CHALLENGE: Starting at the first line of the data below, write out each line exactly until you reach the line containing "start = end", and include that line too.

Plotting code records:
+++
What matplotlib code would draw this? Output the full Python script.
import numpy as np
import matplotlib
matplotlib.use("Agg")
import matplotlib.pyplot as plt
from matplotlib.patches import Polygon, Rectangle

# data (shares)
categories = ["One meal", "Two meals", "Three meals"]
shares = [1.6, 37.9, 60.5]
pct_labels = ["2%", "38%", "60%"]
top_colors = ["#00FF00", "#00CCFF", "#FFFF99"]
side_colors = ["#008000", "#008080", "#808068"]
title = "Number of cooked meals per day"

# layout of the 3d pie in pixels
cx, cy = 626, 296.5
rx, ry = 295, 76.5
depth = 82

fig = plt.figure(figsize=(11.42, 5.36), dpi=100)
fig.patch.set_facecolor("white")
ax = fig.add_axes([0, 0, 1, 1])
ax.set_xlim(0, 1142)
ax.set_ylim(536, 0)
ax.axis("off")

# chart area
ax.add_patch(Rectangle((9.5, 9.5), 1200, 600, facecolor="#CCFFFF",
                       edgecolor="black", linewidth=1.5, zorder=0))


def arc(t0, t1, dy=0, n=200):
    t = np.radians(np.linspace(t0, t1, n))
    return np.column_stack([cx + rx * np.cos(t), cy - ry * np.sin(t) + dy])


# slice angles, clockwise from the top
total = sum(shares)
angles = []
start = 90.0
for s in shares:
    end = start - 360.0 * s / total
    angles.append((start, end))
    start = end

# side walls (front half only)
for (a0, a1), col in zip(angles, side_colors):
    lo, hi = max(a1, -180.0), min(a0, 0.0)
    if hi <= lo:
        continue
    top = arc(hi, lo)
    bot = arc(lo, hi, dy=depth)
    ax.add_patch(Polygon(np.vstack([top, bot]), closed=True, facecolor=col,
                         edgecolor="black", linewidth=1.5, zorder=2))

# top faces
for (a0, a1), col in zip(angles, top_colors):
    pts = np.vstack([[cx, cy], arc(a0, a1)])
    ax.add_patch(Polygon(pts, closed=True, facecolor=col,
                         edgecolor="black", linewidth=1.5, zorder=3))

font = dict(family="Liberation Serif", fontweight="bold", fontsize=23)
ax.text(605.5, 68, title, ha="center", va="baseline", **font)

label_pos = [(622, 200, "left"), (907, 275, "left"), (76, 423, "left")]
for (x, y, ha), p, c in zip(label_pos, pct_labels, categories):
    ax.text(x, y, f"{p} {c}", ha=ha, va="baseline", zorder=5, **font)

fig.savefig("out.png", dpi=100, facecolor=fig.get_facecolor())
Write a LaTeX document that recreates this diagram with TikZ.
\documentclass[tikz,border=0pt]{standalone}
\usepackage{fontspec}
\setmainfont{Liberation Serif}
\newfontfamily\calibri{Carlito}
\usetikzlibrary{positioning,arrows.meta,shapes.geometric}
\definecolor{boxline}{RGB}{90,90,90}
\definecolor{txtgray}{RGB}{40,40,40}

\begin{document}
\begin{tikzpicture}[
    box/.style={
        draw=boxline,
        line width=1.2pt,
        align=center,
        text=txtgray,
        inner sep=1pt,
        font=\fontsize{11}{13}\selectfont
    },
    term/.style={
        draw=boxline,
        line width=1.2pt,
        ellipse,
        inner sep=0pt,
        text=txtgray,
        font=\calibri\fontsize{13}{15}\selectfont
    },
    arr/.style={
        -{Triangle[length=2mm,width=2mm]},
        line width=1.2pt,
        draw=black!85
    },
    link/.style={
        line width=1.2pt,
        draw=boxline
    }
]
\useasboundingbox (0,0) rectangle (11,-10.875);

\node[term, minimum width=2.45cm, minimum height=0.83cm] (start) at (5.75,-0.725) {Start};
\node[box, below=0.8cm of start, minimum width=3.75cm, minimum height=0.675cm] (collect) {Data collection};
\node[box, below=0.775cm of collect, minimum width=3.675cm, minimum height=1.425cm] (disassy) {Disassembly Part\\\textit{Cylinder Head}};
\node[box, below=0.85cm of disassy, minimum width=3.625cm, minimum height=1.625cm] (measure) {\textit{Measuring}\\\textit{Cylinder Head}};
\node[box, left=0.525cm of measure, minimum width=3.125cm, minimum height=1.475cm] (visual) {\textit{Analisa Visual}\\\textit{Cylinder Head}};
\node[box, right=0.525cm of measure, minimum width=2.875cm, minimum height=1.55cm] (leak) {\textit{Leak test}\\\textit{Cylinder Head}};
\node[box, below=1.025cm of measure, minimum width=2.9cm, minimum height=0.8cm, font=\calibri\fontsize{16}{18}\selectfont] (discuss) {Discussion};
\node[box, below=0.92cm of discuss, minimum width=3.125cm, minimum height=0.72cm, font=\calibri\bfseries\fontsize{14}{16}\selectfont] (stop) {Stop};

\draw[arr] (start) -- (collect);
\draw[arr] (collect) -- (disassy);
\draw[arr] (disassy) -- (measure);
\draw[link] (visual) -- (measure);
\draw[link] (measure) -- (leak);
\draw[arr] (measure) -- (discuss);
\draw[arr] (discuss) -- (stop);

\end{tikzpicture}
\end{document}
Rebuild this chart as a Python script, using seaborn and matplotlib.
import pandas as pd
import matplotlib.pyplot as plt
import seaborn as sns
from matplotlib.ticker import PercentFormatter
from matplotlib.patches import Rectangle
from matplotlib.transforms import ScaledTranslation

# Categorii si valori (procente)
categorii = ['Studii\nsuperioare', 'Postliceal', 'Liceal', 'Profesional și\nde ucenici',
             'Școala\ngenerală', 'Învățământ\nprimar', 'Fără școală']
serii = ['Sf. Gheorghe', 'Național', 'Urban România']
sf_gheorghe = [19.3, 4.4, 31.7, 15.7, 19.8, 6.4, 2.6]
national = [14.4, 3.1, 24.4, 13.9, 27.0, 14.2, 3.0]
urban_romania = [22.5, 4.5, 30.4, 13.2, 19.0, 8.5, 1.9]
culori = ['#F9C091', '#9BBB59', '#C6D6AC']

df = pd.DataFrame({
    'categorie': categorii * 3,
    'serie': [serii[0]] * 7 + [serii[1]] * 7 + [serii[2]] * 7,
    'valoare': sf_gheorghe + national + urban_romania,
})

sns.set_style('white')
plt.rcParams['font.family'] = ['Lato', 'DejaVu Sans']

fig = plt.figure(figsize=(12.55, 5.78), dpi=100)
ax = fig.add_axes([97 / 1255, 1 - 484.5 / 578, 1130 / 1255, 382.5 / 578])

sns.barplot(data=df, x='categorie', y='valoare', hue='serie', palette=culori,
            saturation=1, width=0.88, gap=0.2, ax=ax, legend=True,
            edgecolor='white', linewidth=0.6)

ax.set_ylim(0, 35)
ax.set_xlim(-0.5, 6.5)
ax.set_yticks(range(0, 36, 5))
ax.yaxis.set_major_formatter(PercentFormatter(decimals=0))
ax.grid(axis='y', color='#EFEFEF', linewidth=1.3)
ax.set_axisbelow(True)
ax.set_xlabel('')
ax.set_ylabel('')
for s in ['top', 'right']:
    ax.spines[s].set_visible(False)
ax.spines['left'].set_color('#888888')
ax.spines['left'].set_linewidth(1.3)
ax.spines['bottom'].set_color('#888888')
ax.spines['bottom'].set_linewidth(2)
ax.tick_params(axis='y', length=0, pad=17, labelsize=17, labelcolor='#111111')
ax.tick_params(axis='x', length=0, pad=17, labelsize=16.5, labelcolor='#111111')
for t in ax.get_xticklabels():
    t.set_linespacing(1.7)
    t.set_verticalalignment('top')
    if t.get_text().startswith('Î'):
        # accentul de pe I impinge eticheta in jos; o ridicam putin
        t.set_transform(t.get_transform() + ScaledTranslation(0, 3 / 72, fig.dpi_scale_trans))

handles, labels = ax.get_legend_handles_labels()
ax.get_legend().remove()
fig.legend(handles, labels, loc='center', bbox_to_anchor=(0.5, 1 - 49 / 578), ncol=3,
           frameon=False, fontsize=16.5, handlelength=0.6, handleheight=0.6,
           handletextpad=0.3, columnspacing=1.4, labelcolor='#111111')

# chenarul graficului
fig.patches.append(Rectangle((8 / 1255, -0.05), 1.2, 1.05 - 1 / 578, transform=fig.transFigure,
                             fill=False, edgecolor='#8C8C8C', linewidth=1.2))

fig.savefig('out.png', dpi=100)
+++
TASK RESPONSE:
What matplotlib code would draw this? Output the full Python script.
import numpy as np
import matplotlib
matplotlib.use("Agg")
import matplotlib.pyplot as plt
from matplotlib.patches import Polygon, Rectangle

# data (shares)
categories = ["One meal", "Two meals", "Three meals"]
shares = [1.6, 37.9, 60.5]
pct_labels = ["2%", "38%", "60%"]
top_colors = ["#00FF00", "#00CCFF", "#FFFF99"]
side_colors = ["#008000", "#008080", "#808068"]
title = "Number of cooked meals per day"

# layout of the 3d pie in pixels
cx, cy = 626, 296.5
rx, ry = 295, 76.5
depth = 82

fig = plt.figure(figsize=(11.42, 5.36), dpi=100)
fig.patch.set_facecolor("white")
ax = fig.add_axes([0, 0, 1, 1])
ax.set_xlim(0, 1142)
ax.set_ylim(536, 0)
ax.axis("off")

# chart area
ax.add_patch(Rectangle((9.5, 9.5), 1200, 600, facecolor="#CCFFFF",
                       edgecolor="black", linewidth=1.5, zorder=0))


def arc(t0, t1, dy=0, n=200):
    t = np.radians(np.linspace(t0, t1, n))
    return np.column_stack([cx + rx * np.cos(t), cy - ry * np.sin(t) + dy])


# slice angles, clockwise from the top
total = sum(shares)
angles = []
start = 90.0
for s in shares:
    end = start - 360.0 * s / total
    angles.append((start, end))
    start = end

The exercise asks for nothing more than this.